[Begin Dataset excerpt]

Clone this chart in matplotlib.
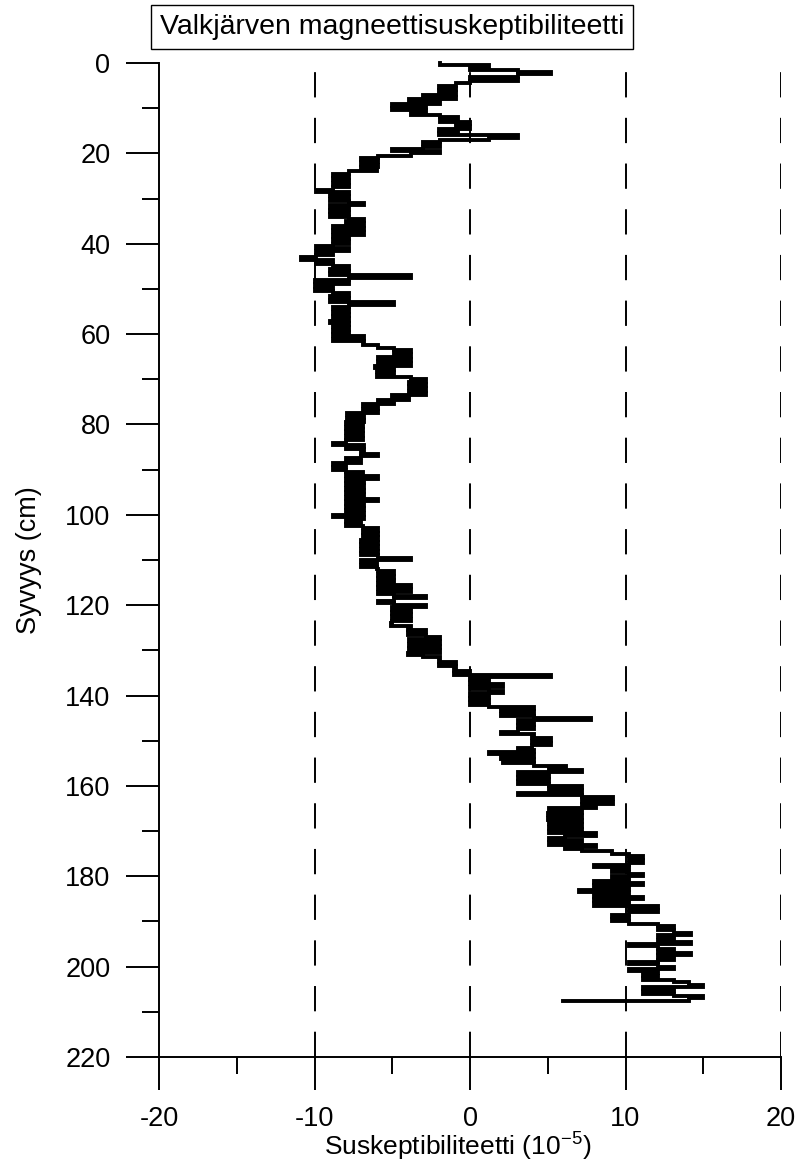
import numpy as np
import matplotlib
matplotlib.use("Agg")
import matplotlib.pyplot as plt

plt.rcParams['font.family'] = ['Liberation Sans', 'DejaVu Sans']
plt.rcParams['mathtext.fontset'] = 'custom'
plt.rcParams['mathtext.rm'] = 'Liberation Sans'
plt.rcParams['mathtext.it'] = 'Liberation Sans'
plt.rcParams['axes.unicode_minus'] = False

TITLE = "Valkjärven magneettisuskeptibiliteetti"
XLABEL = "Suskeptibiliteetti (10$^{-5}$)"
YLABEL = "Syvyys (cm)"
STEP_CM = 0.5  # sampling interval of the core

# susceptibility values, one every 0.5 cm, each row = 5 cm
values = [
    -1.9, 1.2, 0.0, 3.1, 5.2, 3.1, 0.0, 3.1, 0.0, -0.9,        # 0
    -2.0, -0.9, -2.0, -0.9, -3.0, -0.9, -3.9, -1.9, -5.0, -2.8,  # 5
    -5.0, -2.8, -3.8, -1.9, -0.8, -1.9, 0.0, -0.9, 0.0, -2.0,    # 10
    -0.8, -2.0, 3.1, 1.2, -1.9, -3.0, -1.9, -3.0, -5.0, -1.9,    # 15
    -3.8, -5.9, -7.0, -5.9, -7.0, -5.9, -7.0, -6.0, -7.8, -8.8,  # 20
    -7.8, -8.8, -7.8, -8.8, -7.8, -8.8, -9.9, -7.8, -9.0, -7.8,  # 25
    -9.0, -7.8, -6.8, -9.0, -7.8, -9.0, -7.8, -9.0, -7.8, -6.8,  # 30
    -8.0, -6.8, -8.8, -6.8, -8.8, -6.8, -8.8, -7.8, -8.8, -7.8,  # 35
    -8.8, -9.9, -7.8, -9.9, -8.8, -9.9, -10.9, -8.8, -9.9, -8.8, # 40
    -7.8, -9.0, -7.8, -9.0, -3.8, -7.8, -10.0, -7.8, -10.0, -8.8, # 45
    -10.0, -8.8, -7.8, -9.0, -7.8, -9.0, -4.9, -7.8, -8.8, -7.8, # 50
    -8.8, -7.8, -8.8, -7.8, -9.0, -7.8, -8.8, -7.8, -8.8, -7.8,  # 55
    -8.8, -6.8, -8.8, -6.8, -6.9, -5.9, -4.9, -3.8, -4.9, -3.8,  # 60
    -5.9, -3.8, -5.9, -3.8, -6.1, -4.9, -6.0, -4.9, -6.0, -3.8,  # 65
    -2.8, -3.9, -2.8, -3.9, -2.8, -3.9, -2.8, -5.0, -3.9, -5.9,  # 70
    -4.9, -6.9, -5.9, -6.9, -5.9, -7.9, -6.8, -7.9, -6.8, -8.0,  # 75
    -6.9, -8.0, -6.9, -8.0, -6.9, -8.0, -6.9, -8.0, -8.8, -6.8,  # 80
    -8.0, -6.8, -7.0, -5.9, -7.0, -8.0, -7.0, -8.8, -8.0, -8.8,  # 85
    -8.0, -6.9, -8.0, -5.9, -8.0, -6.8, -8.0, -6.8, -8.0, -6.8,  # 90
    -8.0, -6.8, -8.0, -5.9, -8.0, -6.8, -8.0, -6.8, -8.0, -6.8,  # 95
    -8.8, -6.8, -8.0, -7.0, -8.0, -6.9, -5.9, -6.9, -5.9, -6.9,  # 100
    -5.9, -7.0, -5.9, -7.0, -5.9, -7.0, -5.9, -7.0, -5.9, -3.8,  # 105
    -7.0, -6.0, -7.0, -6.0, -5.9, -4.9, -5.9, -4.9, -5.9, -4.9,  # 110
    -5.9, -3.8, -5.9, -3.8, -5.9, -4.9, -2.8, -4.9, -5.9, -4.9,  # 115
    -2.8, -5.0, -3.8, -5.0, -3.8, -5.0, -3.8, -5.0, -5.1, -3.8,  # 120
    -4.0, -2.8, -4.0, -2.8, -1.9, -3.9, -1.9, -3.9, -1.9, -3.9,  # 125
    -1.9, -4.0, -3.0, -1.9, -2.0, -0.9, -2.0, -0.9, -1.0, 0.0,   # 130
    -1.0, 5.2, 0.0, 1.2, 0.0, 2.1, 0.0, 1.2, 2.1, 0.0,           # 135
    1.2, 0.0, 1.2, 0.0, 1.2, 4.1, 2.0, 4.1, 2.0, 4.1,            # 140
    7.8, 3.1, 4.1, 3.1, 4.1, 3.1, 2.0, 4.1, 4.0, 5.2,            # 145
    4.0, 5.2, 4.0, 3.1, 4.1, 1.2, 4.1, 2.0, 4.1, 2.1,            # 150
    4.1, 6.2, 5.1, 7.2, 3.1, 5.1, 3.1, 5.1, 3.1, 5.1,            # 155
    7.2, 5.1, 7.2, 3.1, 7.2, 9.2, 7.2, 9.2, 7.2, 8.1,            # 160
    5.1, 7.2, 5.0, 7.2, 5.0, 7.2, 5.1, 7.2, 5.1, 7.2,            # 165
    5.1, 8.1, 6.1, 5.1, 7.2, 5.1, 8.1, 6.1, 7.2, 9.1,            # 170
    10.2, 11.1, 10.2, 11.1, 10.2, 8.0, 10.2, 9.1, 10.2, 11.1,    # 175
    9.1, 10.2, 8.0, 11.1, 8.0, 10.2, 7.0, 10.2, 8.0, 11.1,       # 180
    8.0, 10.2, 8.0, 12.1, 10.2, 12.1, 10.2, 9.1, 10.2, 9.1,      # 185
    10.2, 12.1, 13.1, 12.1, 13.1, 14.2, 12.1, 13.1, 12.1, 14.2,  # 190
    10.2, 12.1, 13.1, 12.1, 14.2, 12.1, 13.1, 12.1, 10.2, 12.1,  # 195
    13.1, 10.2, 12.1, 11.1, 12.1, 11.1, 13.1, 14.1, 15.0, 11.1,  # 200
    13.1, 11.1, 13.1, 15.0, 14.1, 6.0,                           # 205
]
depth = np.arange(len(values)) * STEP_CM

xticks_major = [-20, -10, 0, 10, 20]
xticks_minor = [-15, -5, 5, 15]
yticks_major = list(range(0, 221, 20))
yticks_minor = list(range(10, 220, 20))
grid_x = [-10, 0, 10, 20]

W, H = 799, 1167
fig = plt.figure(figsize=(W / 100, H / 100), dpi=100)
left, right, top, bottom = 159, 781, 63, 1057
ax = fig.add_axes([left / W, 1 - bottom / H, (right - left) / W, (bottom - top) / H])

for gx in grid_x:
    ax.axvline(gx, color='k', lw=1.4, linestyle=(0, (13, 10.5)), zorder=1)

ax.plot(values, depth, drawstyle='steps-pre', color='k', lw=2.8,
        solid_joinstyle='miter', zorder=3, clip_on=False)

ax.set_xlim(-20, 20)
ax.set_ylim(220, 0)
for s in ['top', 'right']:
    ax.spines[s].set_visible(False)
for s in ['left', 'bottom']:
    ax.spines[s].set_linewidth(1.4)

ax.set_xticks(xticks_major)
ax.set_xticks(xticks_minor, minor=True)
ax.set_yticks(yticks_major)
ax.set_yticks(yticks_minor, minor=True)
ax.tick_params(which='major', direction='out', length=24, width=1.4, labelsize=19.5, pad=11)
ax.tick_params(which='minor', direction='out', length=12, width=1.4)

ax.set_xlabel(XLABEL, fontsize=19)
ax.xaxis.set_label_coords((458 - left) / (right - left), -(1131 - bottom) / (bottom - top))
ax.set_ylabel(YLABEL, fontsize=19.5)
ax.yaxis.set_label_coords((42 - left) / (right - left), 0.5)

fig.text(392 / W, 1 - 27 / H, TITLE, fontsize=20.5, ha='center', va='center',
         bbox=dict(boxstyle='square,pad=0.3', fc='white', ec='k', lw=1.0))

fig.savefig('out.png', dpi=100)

[End Dataset excerpt]

◆ Task requirements
Send back the data above word for word, with the pictures left out.

◆ Output of the exercise
Clone this chart in matplotlib.
import numpy as np
import matplotlib
matplotlib.use("Agg")
import matplotlib.pyplot as plt

plt.rcParams['font.family'] = ['Liberation Sans', 'DejaVu Sans']
plt.rcParams['mathtext.fontset'] = 'custom'
plt.rcParams['mathtext.rm'] = 'Liberation Sans'
plt.rcParams['mathtext.it'] = 'Liberation Sans'
plt.rcParams['axes.unicode_minus'] = False

TITLE = "Valkjärven magneettisuskeptibiliteetti"
XLABEL = "Suskeptibiliteetti (10$^{-5}$)"
YLABEL = "Syvyys (cm)"
STEP_CM = 0.5  # sampling interval of the core

# susceptibility values, one every 0.5 cm, each row = 5 cm
values = [
    -1.9, 1.2, 0.0, 3.1, 5.2, 3.1, 0.0, 3.1, 0.0, -0.9,        # 0
    -2.0, -0.9, -2.0, -0.9, -3.0, -0.9, -3.9, -1.9, -5.0, -2.8,  # 5
    -5.0, -2.8, -3.8, -1.9, -0.8, -1.9, 0.0, -0.9, 0.0, -2.0,    # 10
    -0.8, -2.0, 3.1, 1.2, -1.9, -3.0, -1.9, -3.0, -5.0, -1.9,    # 15
    -3.8, -5.9, -7.0, -5.9, -7.0, -5.9, -7.0, -6.0, -7.8, -8.8,  # 20
    -7.8, -8.8, -7.8, -8.8, -7.8, -8.8, -9.9, -7.8, -9.0, -7.8,  # 25
    -9.0, -7.8, -6.8, -9.0, -7.8, -9.0, -7.8, -9.0, -7.8, -6.8,  # 30
    -8.0, -6.8, -8.8, -6.8, -8.8, -6.8, -8.8, -7.8, -8.8, -7.8,  # 35
    -8.8, -9.9, -7.8, -9.9, -8.8, -9.9, -10.9, -8.8, -9.9, -8.8, # 40
    -7.8, -9.0, -7.8, -9.0, -3.8, -7.8, -10.0, -7.8, -10.0, -8.8, # 45
    -10.0, -8.8, -7.8, -9.0, -7.8, -9.0, -4.9, -7.8, -8.8, -7.8, # 50
    -8.8, -7.8, -8.8, -7.8, -9.0, -7.8, -8.8, -7.8, -8.8, -7.8,  # 55
    -8.8, -6.8, -8.8, -6.8, -6.9, -5.9, -4.9, -3.8, -4.9, -3.8,  # 60
    -5.9, -3.8, -5.9, -3.8, -6.1, -4.9, -6.0, -4.9, -6.0, -3.8,  # 65
    -2.8, -3.9, -2.8, -3.9, -2.8, -3.9, -2.8, -5.0, -3.9, -5.9,  # 70
    -4.9, -6.9, -5.9, -6.9, -5.9, -7.9, -6.8, -7.9, -6.8, -8.0,  # 75
    -6.9, -8.0, -6.9, -8.0, -6.9, -8.0, -6.9, -8.0, -8.8, -6.8,  # 80
    -8.0, -6.8, -7.0, -5.9, -7.0, -8.0, -7.0, -8.8, -8.0, -8.8,  # 85
    -8.0, -6.9, -8.0, -5.9, -8.0, -6.8, -8.0, -6.8, -8.0, -6.8,  # 90
    -8.0, -6.8, -8.0, -5.9, -8.0, -6.8, -8.0, -6.8, -8.0, -6.8,  # 95
    -8.8, -6.8, -8.0, -7.0, -8.0, -6.9, -5.9, -6.9, -5.9, -6.9,  # 100
    -5.9, -7.0, -5.9, -7.0, -5.9, -7.0, -5.9, -7.0, -5.9, -3.8,  # 105
    -7.0, -6.0, -7.0, -6.0, -5.9, -4.9, -5.9, -4.9, -5.9, -4.9,  # 110
    -5.9, -3.8, -5.9, -3.8, -5.9, -4.9, -2.8, -4.9, -5.9, -4.9,  # 115
    -2.8, -5.0, -3.8, -5.0, -3.8, -5.0, -3.8, -5.0, -5.1, -3.8,  # 120
    -4.0, -2.8, -4.0, -2.8, -1.9, -3.9, -1.9, -3.9, -1.9, -3.9,  # 125
    -1.9, -4.0, -3.0, -1.9, -2.0, -0.9, -2.0, -0.9, -1.0, 0.0,   # 130
    -1.0, 5.2, 0.0, 1.2, 0.0, 2.1, 0.0, 1.2, 2.1, 0.0,           # 135
    1.2, 0.0, 1.2, 0.0, 1.2, 4.1, 2.0, 4.1, 2.0, 4.1,            # 140
    7.8, 3.1, 4.1, 3.1, 4.1, 3.1, 2.0, 4.1, 4.0, 5.2,            # 145
    4.0, 5.2, 4.0, 3.1, 4.1, 1.2, 4.1, 2.0, 4.1, 2.1,            # 150
    4.1, 6.2, 5.1, 7.2, 3.1, 5.1, 3.1, 5.1, 3.1, 5.1,            # 155
    7.2, 5.1, 7.2, 3.1, 7.2, 9.2, 7.2, 9.2, 7.2, 8.1,            # 160
    5.1, 7.2, 5.0, 7.2, 5.0, 7.2, 5.1, 7.2, 5.1, 7.2,            # 165
    5.1, 8.1, 6.1, 5.1, 7.2, 5.1, 8.1, 6.1, 7.2, 9.1,            # 170
    10.2, 11.1, 10.2, 11.1, 10.2, 8.0, 10.2, 9.1, 10.2, 11.1,    # 175
    9.1, 10.2, 8.0, 11.1, 8.0, 10.2, 7.0, 10.2, 8.0, 11.1,       # 180
    8.0, 10.2, 8.0, 12.1, 10.2, 12.1, 10.2, 9.1, 10.2, 9.1,      # 185
    10.2, 12.1, 13.1, 12.1, 13.1, 14.2, 12.1, 13.1, 12.1, 14.2,  # 190
    10.2, 12.1, 13.1, 12.1, 14.2, 12.1, 13.1, 12.1, 10.2, 12.1,  # 195
    13.1, 10.2, 12.1, 11.1, 12.1, 11.1, 13.1, 14.1, 15.0, 11.1,  # 200
    13.1, 11.1, 13.1, 15.0, 14.1, 6.0,                           # 205
]
depth = np.arange(len(values)) * STEP_CM

xticks_major = [-20, -10, 0, 10, 20]
xticks_minor = [-15, -5, 5, 15]
yticks_major = list(range(0, 221, 20))
yticks_minor = list(range(10, 220, 20))
grid_x = [-10, 0, 10, 20]

W, H = 799, 1167
fig = plt.figure(figsize=(W / 100, H / 100), dpi=100)
left, right, top, bottom = 159, 781, 63, 1057
ax = fig.add_axes([left / W, 1 - bottom / H, (right - left) / W, (bottom - top) / H])

for gx in grid_x:
    ax.axvline(gx, color='k', lw=1.4, linestyle=(0, (13, 10.5)), zorder=1)

ax.plot(values, depth, drawstyle='steps-pre', color='k', lw=2.8,
        solid_joinstyle='miter', zorder=3, clip_on=False)

ax.set_xlim(-20, 20)
ax.set_ylim(220, 0)
for s in ['top', 'right']:
    ax.spines[s].set_visible(False)
for s in ['left', 'bottom']:
    ax.spines[s].set_linewidth(1.4)

ax.set_xticks(xticks_major)
ax.set_xticks(xticks_minor, minor=True)
ax.set_yticks(yticks_major)
ax.set_yticks(yticks_minor, minor=True)
ax.tick_params(which='major', direction='out', length=24, width=1.4, labelsize=19.5, pad=11)
ax.tick_params(which='minor', direction='out', length=12, width=1.4)

ax.set_xlabel(XLABEL, fontsize=19)
ax.xaxis.set_label_coords((458 - left) / (right - left), -(1131 - bottom) / (bottom - top))
ax.set_ylabel(YLABEL, fontsize=19.5)
ax.yaxis.set_label_coords((42 - left) / (right - left), 0.5)

fig.text(392 / W, 1 - 27 / H, TITLE, fontsize=20.5, ha='center', va='center',
         bbox=dict(boxstyle='square,pad=0.3', fc='white', ec='k', lw=1.0))

fig.savefig('out.png', dpi=100)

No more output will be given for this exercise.